### PROBLEM:
Pull each line holding the word "with" from the data.

### PROVIDED RECORDS:
_____

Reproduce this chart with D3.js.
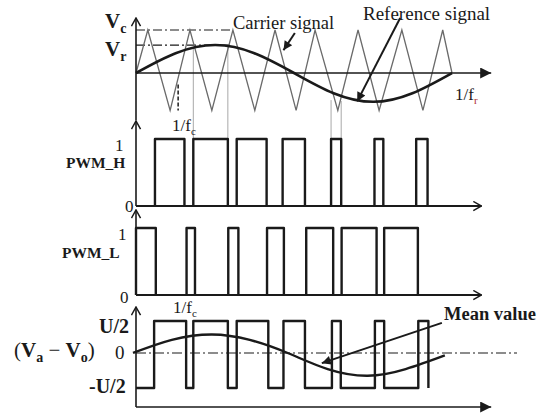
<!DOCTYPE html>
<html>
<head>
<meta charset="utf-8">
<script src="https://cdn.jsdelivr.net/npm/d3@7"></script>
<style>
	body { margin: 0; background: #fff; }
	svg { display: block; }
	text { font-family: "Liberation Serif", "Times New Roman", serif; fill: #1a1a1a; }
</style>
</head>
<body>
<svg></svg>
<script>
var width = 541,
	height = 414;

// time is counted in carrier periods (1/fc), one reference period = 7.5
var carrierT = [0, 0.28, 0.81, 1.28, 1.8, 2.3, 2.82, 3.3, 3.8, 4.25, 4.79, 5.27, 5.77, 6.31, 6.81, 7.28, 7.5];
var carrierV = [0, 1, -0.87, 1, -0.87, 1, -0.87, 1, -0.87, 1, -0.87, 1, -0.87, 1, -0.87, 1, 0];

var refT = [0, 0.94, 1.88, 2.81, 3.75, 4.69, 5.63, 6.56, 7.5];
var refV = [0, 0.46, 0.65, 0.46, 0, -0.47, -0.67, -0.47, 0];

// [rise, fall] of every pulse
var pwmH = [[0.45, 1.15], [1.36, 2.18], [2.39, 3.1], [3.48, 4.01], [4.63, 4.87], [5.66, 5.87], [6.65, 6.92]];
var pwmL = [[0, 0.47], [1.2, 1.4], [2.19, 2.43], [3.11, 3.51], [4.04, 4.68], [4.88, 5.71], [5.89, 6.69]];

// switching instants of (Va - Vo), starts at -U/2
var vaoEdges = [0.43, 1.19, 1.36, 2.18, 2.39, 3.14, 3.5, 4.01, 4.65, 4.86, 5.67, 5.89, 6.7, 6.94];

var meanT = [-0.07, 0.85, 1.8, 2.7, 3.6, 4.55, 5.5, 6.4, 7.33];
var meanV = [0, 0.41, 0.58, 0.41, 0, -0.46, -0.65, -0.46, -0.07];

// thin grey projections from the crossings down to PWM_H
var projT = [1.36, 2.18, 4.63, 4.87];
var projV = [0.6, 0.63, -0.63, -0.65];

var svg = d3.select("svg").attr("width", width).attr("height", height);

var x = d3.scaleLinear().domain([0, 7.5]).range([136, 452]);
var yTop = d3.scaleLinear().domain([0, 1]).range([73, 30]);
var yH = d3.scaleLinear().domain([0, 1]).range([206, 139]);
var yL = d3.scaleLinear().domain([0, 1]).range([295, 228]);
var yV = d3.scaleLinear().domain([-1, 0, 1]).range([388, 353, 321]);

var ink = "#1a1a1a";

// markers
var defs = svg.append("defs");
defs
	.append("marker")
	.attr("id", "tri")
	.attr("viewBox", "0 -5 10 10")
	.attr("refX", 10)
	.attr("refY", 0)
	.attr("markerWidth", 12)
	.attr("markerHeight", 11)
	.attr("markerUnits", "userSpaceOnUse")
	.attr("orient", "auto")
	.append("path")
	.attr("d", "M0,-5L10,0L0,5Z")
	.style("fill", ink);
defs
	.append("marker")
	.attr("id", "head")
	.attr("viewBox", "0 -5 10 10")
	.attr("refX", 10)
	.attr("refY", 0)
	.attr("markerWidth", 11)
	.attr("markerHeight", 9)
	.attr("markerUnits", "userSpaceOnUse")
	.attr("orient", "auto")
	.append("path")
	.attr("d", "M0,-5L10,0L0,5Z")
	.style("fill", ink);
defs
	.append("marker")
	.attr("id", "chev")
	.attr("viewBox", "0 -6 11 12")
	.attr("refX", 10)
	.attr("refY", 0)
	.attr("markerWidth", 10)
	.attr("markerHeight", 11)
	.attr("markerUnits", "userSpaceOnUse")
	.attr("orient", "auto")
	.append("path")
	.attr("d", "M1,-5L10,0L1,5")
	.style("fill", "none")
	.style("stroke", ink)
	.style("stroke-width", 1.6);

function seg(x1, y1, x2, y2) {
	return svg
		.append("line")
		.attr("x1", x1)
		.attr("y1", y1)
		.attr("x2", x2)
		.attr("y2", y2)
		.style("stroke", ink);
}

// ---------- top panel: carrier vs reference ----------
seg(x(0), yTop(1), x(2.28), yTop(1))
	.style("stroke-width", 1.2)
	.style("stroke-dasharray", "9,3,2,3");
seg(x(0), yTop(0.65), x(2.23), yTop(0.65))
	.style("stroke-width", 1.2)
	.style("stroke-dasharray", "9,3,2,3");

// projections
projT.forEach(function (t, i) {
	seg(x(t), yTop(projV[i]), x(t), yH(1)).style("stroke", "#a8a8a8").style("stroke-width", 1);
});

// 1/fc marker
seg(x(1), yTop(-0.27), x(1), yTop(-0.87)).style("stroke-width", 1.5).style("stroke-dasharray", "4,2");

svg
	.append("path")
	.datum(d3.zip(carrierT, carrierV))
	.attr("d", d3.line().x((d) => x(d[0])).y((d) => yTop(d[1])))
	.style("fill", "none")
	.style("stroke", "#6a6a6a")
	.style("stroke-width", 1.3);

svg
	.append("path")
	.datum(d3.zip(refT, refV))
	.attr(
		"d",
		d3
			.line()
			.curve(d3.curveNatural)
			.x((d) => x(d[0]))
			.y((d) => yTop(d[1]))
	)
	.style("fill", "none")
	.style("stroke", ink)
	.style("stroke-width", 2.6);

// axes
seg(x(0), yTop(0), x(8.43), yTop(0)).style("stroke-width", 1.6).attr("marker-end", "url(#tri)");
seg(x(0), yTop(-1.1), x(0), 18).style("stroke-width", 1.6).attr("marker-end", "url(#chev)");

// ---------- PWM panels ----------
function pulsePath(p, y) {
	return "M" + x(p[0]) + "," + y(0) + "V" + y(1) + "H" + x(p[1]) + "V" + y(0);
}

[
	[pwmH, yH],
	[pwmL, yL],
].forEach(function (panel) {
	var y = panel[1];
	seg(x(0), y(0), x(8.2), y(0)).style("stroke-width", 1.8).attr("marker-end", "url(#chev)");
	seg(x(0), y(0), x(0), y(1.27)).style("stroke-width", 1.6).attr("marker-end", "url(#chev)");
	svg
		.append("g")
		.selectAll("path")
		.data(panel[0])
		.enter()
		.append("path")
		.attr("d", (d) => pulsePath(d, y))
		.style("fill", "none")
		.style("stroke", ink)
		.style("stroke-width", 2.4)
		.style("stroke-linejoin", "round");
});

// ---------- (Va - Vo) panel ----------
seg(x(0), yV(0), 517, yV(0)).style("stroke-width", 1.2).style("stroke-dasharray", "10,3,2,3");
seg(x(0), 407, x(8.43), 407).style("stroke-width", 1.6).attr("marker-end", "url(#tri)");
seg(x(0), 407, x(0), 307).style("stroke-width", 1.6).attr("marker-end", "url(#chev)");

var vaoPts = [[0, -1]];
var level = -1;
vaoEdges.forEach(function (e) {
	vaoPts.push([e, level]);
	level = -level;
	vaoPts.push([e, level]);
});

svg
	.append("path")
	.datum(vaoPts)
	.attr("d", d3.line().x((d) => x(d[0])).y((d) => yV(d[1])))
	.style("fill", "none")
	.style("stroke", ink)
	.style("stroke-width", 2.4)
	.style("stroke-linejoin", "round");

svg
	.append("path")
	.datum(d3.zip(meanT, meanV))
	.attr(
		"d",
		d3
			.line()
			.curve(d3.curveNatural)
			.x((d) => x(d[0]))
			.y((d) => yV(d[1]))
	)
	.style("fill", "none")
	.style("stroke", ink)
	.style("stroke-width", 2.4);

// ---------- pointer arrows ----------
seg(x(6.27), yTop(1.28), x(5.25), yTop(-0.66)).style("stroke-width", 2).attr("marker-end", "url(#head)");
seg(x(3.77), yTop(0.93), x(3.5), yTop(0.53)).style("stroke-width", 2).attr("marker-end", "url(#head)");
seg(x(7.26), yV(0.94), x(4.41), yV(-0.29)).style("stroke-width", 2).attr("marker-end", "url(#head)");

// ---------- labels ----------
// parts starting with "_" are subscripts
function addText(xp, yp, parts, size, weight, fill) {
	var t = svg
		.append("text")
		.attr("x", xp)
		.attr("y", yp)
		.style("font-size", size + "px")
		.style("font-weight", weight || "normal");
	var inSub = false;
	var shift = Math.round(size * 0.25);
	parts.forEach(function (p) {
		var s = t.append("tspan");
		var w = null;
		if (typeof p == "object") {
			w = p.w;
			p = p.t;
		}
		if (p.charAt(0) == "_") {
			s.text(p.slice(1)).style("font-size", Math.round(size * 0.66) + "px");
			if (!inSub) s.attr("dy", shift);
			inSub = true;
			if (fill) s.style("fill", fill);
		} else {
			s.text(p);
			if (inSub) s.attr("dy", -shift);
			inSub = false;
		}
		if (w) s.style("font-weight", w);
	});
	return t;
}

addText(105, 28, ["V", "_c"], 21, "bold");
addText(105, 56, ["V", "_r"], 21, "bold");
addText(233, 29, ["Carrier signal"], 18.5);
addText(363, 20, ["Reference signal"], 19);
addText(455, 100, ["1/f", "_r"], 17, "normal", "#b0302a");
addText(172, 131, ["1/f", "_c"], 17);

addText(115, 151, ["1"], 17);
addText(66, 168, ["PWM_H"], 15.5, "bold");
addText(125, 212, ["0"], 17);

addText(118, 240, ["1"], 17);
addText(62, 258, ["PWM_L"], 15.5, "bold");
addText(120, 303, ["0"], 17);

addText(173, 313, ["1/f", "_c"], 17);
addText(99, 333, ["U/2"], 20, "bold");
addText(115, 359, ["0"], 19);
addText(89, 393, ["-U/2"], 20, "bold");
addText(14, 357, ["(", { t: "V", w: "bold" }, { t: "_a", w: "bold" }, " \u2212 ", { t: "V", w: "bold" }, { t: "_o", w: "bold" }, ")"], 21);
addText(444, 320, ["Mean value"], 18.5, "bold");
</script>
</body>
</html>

_____

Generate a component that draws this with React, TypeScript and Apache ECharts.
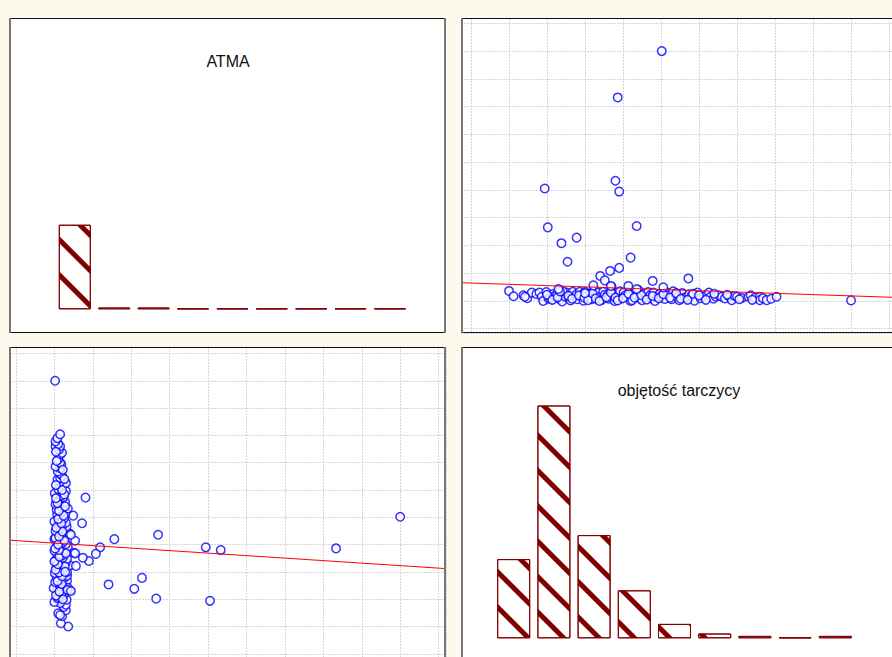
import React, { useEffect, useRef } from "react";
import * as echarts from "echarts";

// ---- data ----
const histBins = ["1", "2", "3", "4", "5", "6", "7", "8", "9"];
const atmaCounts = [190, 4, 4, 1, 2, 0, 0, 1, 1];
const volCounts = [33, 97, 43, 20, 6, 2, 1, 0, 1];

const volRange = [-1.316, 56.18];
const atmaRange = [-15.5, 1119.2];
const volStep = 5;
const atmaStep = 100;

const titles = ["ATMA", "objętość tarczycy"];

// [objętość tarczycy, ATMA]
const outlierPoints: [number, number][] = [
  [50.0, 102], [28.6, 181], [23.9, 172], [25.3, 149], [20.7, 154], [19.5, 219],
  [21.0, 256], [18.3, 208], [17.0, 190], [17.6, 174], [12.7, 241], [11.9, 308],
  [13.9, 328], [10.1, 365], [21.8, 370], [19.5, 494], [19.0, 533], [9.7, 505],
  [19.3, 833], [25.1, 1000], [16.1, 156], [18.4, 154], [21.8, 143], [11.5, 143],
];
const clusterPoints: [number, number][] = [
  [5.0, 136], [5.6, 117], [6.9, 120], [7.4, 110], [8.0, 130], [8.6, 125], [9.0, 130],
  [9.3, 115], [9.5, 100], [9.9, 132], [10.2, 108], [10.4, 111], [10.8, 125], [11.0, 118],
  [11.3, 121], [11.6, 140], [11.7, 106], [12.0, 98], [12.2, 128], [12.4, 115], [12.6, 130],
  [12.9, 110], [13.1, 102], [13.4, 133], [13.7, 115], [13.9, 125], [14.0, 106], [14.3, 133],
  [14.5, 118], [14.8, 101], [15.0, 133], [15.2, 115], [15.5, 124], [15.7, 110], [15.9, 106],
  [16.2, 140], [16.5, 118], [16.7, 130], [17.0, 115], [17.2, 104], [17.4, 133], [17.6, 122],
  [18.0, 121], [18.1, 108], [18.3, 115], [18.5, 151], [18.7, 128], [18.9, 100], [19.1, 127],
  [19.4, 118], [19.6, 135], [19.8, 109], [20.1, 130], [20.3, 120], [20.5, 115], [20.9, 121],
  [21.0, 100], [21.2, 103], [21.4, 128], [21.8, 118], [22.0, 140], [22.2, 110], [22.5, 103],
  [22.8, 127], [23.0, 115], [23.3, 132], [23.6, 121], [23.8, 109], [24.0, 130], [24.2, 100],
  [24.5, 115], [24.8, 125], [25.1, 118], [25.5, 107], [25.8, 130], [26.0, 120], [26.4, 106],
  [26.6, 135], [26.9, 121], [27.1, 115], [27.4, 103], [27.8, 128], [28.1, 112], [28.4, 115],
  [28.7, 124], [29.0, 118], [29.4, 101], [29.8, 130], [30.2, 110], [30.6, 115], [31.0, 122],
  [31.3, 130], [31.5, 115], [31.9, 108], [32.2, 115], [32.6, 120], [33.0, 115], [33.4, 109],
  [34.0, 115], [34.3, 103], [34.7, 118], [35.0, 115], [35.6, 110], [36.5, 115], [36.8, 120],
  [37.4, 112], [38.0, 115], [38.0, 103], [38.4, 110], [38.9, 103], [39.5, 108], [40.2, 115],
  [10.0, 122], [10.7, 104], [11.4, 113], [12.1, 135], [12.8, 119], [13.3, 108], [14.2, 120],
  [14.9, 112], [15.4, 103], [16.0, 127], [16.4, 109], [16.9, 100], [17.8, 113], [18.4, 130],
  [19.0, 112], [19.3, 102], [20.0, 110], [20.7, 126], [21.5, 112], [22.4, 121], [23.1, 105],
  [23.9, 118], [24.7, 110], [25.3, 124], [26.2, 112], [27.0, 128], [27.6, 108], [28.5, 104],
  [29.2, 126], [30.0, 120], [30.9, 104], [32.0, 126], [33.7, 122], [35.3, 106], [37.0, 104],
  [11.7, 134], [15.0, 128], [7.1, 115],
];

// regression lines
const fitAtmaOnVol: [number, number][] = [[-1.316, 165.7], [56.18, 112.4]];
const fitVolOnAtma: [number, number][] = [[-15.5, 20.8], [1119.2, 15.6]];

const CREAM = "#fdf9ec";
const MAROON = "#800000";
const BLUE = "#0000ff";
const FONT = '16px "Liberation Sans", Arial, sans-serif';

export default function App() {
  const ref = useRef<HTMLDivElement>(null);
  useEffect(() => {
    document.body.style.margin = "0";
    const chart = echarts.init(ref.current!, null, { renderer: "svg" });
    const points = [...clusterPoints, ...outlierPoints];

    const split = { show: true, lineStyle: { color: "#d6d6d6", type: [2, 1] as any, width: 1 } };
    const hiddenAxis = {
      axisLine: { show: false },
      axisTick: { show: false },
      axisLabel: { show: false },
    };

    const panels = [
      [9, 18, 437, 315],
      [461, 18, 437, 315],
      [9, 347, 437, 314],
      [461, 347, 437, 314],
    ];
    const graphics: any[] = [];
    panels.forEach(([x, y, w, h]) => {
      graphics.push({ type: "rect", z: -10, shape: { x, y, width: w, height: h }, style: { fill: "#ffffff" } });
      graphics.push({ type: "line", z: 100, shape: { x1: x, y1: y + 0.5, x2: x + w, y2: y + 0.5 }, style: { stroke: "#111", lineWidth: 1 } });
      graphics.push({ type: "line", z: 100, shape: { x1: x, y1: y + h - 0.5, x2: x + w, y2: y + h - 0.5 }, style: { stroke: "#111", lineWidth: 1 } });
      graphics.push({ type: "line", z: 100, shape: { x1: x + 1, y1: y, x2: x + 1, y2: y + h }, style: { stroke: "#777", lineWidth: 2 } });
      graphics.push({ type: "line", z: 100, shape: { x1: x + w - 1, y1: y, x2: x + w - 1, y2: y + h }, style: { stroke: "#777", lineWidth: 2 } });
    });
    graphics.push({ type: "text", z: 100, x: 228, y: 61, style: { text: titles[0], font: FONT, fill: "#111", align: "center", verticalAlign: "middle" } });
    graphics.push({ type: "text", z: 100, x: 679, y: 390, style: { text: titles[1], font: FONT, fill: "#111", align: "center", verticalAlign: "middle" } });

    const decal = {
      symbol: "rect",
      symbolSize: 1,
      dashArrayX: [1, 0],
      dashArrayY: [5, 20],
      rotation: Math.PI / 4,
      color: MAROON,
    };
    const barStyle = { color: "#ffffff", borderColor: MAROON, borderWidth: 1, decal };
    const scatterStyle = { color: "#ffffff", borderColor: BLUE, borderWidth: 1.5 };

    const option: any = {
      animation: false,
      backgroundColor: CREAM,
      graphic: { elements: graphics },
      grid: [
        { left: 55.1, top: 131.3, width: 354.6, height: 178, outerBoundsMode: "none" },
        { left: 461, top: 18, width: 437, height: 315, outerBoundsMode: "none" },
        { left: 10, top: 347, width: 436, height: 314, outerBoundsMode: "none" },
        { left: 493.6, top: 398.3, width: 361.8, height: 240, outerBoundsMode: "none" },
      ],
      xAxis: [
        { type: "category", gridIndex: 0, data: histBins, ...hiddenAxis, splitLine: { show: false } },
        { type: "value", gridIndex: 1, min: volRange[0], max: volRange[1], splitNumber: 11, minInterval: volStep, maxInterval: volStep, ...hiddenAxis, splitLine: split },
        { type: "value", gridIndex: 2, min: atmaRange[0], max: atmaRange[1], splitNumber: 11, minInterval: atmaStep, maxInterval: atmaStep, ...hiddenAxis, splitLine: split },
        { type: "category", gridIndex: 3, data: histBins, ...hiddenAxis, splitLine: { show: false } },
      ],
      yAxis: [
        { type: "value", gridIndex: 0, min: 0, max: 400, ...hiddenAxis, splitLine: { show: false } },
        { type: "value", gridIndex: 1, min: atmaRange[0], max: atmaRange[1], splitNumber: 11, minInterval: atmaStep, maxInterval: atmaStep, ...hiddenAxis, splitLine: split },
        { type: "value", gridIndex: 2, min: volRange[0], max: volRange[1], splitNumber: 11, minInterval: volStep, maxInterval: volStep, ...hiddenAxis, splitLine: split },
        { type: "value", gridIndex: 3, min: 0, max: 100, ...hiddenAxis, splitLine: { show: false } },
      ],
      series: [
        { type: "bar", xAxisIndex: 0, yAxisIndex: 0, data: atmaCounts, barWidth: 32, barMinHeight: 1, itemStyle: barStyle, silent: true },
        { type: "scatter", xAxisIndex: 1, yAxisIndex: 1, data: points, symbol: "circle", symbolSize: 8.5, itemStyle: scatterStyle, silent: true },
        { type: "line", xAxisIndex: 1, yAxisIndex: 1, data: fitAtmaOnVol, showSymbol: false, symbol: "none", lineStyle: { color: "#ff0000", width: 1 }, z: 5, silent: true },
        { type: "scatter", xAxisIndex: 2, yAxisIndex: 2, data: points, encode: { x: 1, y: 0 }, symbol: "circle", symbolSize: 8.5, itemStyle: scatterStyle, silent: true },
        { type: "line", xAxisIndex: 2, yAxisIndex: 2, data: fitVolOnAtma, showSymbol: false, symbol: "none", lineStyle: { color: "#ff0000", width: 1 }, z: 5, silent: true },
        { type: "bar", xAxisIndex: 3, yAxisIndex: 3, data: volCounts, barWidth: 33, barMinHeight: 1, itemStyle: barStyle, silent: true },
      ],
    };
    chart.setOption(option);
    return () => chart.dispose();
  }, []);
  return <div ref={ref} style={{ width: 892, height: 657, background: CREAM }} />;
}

_____

### TASK OUTPUT:
Reproduce this chart with D3.js.
// parts starting with "_" are subscripts
Generate a component that draws this with React, TypeScript and Apache ECharts.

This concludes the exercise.